By Brooke Baitinger, Sun Sentinel on

Published in Weather News

DAVIE, Fla. — South Florida horse owners didn't think Tropical Storm Eta posed much of a threat. Their horses had lived through countless hurricanes in barns made of concrete, or open fields where they could run away from any threat.

They weren't prepared for floodwaters that drenched their horses' stalls with water nearly up to their knees and turned their pastures into ponds. It left them scrambling to evacuate their 1,200-pound animals through two feet of water to temporary dry stalls in the middle of a pandemic — even as rain kept falling the rest of the week.

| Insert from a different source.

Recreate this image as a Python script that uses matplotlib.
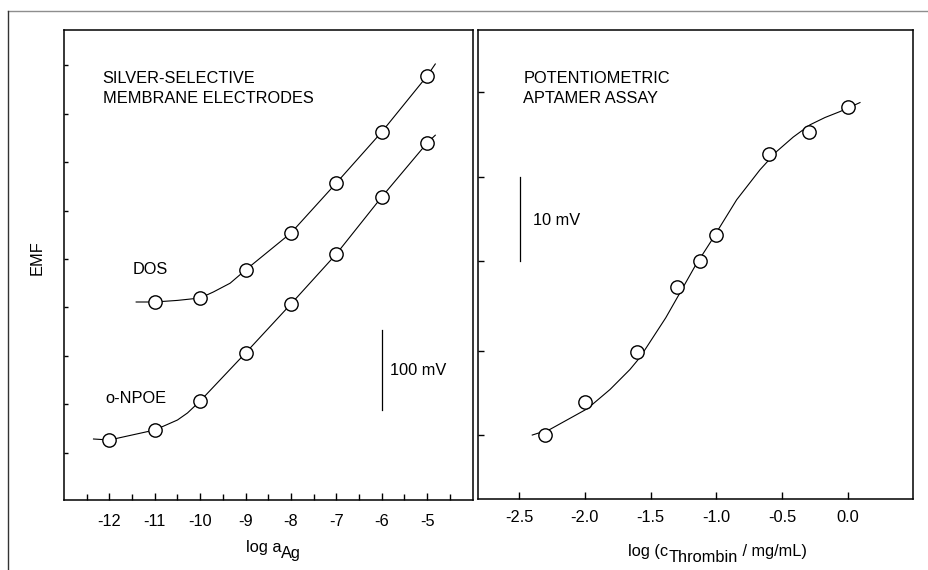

"It came out of nowhere," said Alexandra Khenenou, who moved her three horses to a temporary barn in Cooper City on Wednesday. "The land owner at my barn contacted me saying 'your horses are standing in water. What do you want to do?' So I was scrambling all morning trying to find different farms, different locations where I can put them."

It was any horse owner's worst nightmare, she said.

"Horses expect a certain level of care, especially if that's how they've been treated," she said. "For me, my horses are my children. So for me to see my child just kind of looking at me for help and standing in water, I wanted to burst into tears."

Those who found their horses in similar predicaments knew they had to act fast.

 

Flooded stalls and pastures are more than just a burden for horse owners — floodwaters can wreak havoc on horses' delicate feet and legs. Diseases can fester in moist hooves, and stubborn fungus or rain rot can rankle the sensitive skin on their legs and cause excessive swelling.

On Thursday, a horse got stuck in the thick mud of a flooded pasture in Southwest Ranches. Rescue crews wrestled the muscular mare named Moonie out of the mud. She got scraped up from submerged tree branches in the tussle — but she was one of the lucky ones.

More often than not, horses and other big animals exhaust themselves trying to escape and end up drowning, said Davie Fire Rescue battalion chief Chris Abramczyk. It was the fourth animal rescue his crew responded to this week, he said.

"I've worked for Davie Fire Rescue 18 years, and I've never seen the magnitude of this," he said.